Seasonal extremes are difficult to study in the observational record because, by the definition of the word extreme, only very few such seasons occurred at any location on the globe. In a new INTEXseas study led by Matthias Röthlisberger and in collaboration with colleagues from the group of Reto Knutti at ETH as well as with Christoph Frei from MeteoSwiss we propose to tackle this problem by spatially pooling extreme season events. We use a statistical modeling approach to quantify the local return period of any summer or winter seasonal mean two meter temperature value in the ERA-Interim data set from 1979 to 2018 and identify contiguous spatial extreme season objects from these return periods. Applying the same methodology to 1200 years of data from the Community Earth System Model Large Ensemble (CESM-LENS) then yields large samples of extreme season events with comparable characteristics to even the most extreme observed ones.
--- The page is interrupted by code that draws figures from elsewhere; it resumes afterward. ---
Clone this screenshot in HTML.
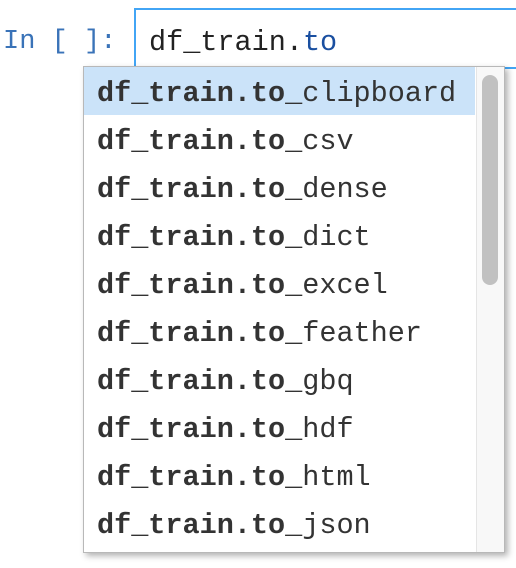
<!DOCTYPE html>
<html><head><style>
body{margin:0;width:516px;height:568px;background:#fff;overflow:hidden;position:relative;font-family:"Liberation Mono",monospace;}
.p{position:absolute;left:3px;top:25px;font-size:27px;color:#3a73b8;line-height:34px;}
.inp{position:absolute;left:134px;top:8px;width:400px;height:57px;border:2px solid #42a5f5;border-right:none;}
.inp span{position:absolute;left:13px;top:16px;font-size:28.5px;line-height:34px;color:#222;}
.pop{position:absolute;left:83px;top:66px;width:420px;height:485px;background:#fff;border:1px solid #b8b8b8;box-shadow:3px 3px 6px rgba(0,0,0,.3);overflow:hidden;}
.r{height:48px;line-height:48px;padding-left:13px;font-size:28.5px;color:#333;width:378px;white-space:nowrap;}
.r i{font-style:normal;position:relative;top:3px;}
.r b{font-weight:bold;}
.r.s{background:#cbe3f9;}
.tr{position:absolute;left:392px;top:0;width:28px;height:485px;background:#f8f8f8;border-left:1px solid #e5e5e5;}
.th{position:absolute;left:398px;top:8px;width:16px;height:210px;background:#c1c1c1;border-radius:8px;}
</style></head><body>
<div class="p">In [ ]:</div>
<div class="inp"><span>df_train.<span style="position:static;color:#1a4fa0">to</span></span></div>
<div class="pop">
<div class="r s"><i><b>df_train.to_</b>clipboard</i></div>
<div class="r"><i><b>df_train.to_</b>csv</i></div>
<div class="r"><i><b>df_train.to_</b>dense</i></div>
<div class="r"><i><b>df_train.to_</b>dict</i></div>
<div class="r"><i><b>df_train.to_</b>excel</i></div>
<div class="r"><i><b>df_train.to_</b>feather</i></div>
<div class="r"><i><b>df_train.to_</b>gbq</i></div>
<div class="r"><i><b>df_train.to_</b>hdf</i></div>
<div class="r"><i><b>df_train.to_</b>html</i></div>
<div class="r"><i><b>df_train.to_</b>json</i></div>
<div class="tr"></div><div class="th"></div>
</div>
</body></html>
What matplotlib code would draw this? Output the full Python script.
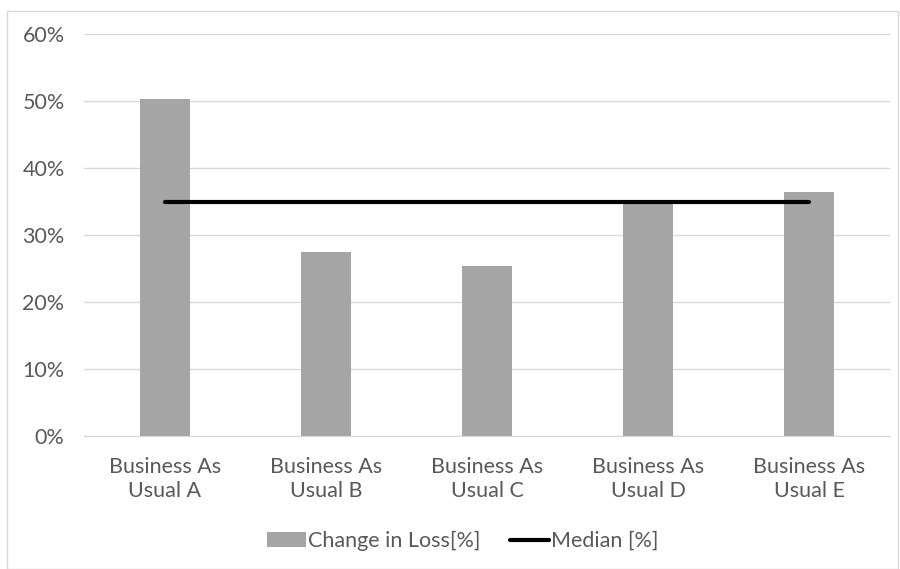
import matplotlib.pyplot as plt
from matplotlib.patches import Rectangle
from matplotlib.ticker import PercentFormatter

plt.rcParams['font.family'] = ['Lato', 'DejaVu Sans']

categories = ['Business As\nUsual A', 'Business As\nUsual B', 'Business As\nUsual C',
              'Business As\nUsual D', 'Business As\nUsual E']
change_in_loss = [50.3, 27.4, 25.3, 35.2, 36.4]
median = [35.0, 35.0, 35.0, 35.0, 35.0]

text_color = '#595959'
grid_color = '#D9D9D9'

fig = plt.figure(figsize=(9, 5.69), dpi=100)
ax = fig.add_axes([84 / 900, 1 - 436 / 569, (890 - 84) / 900, (436 - 34) / 569])

x = list(range(len(categories)))
bars = ax.bar(x, change_in_loss, width=0.31, color='#A5A5A5', label='Change in Loss[%]', zorder=2)
line, = ax.plot(x, median, color='black', linewidth=3, label='Median [%]', zorder=3,
                solid_capstyle='round')

ax.set_xlim(-0.5, len(categories) - 0.5)
ax.set_ylim(0, 60)
ax.set_yticks(range(0, 61, 10))
ax.yaxis.set_major_formatter(PercentFormatter(decimals=0))
ax.set_xticks(x)
ax.set_xticklabels(categories, linespacing=1.25)

ax.grid(axis='y', color=grid_color, linewidth=1, zorder=0)
for s in ['top', 'right', 'left']:
    ax.spines[s].set_visible(False)
ax.spines['bottom'].set_color(grid_color)
ax.tick_params(axis='both', length=0, colors=text_color, labelsize=15.5)
ax.tick_params(axis='y', pad=14)
ax.tick_params(axis='x', pad=15)

leg = ax.legend([bars, line], ['Change in Loss[%]', 'Median [%]'], loc='center',
                bbox_to_anchor=(0.47, (436 - 541) / (436 - 34)), ncol=2,
                frameon=False, fontsize=15.5, handlelength=1.8, handleheight=0.65,
                columnspacing=1.4, handletextpad=0.1)
for t in leg.get_texts():
    t.set_color(text_color)

fig.patches.append(Rectangle((7 / 900, 0.5 / 569), 891 / 900, 558 / 569, transform=fig.transFigure,
                             fill=False, edgecolor='#D9D9D9', linewidth=1))

fig.savefig('out.png', dpi=100)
These large samples of events allows studying extreme seasons in hitherto unexplored ways. We reveal a striking co-occurrence of El Niño to La Niña transitions and the largest mid-latitude extreme summer objects and evaluate CESM with regard to  extreme season characteristics. Finally, we quantify regional return periods of extreme season, which inform about the occurrence of an extreme season with particular size and intensity characteristics within a predefined region, e.g., how often does a winter with comparable area and intensity characteristics as the cold North American 2013/14 winter occur in Europe. The approach is currently being extended to other variables such as seasonal mean precipitation and wind, and will thus serve as a basis for several subsequent INTEXseas studies.

 

The Figure above shows the six largest ERA-Interim hot summer and cold winter objects in the mid-latitudes. Shading depicts the local return period of the respective seasonal mean T2m value and stippling shows the identified extreme season objects.